如果在win平台下需要參考libwebsocket的例子,可以參考上一篇《win平台下編譯帶libev和libuv的libwebsocket》。
本篇參考的協議文檔有
rfc 1945 《Hypertext Transfer Protocol -- HTTP/1.0》 May 1996
1.3 Overall Operation
7.2.2 Length
8. Method Definitions
rfc 2068 《Hypertext Transfer Protocol -- HTTP/1.1》 January 1997
rfc 2616 《Hypertext Transfer Protocol -- HTTP/1.1》 June 1999
8.1 Persistent Connections
10.1.2 101 Switching Protocols
14.10 Connection
19.7.1 Compatibility with HTTP/1.0 Persistent Connections
rfc 2817 《Upgrading to TLS Within HTTP/1.1》 May 2000
3. Client Requested Upgrade to HTTP over TLS
可見http/1.0協議發展到現在已經有30年了。
首先我們來看http/1.0協議文檔
1.3 Overall Operation [page 5-6]
The HTTP protocol is based on a request/response paradigm. A client
establishes a connection with a server and sends a request to the
server in the form of a request method, URI, and protocol version,
followed by a MIME-like message containing request modifiers, client
information, and possible body content. The server responds with a
status line, including the message's protocol version and a success
or error code, followed by a MIME-like message containing server
information, entity metainformation, and possible body content.
[page 7]
On the Internet, HTTP communication generally takes place over TCP/IP
connections. The default port is TCP 80 [15], but other ports can be
used. This does not preclude HTTP from being implemented on top of
any other protocol on the Internet, or on other networks. HTTP only
presumes a reliable transport; any protocol that provides such
guarantees can be used, and the mapping of the HTTP/1.0 request and
response structures onto the transport data units of the protocol in
question is outside the scope of this specification.

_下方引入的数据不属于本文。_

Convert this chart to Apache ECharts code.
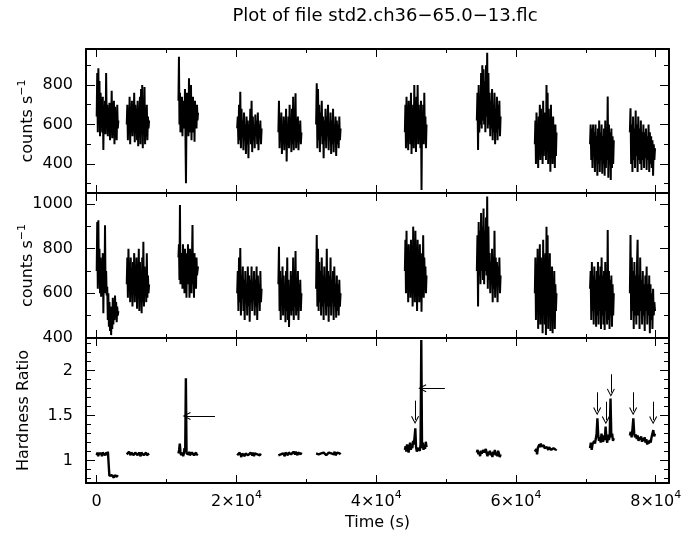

從運作概述可知,HTTP協議基於請求/響應(request/response)的范式。客戶端建立對服務端的連接,發送一個固定格式的請求;服務端對請求作出響應。也就是服務端不主動向客戶端發送數據。
接着文檔指出HTTP協議只相信可靠的傳輸,在Internet范圍內首選TCP,默認端口80,眾所周知。所以我們在底層傳輸協議鎖定在TCP,我們在本篇提到的socket就等同於使用在INET協議簇的TCP協議的socket。
websocket一拆開就是web和socket,如何利用http協議通訊建立起的socket連接,玩出新天地。
[page 7]
Except for experimental applications, current practice requires that
the connection be established by the client prior to each request and
closed by the server after sending the response. Both clients and
servers should be aware that either party may close the connection
prematurely, due to user action, automated time-out, or program
failure, and should handle such closing in a predictable fashion. In
any case, the closing of the connection by either or both parties
always terminates the current request, regardless of its status.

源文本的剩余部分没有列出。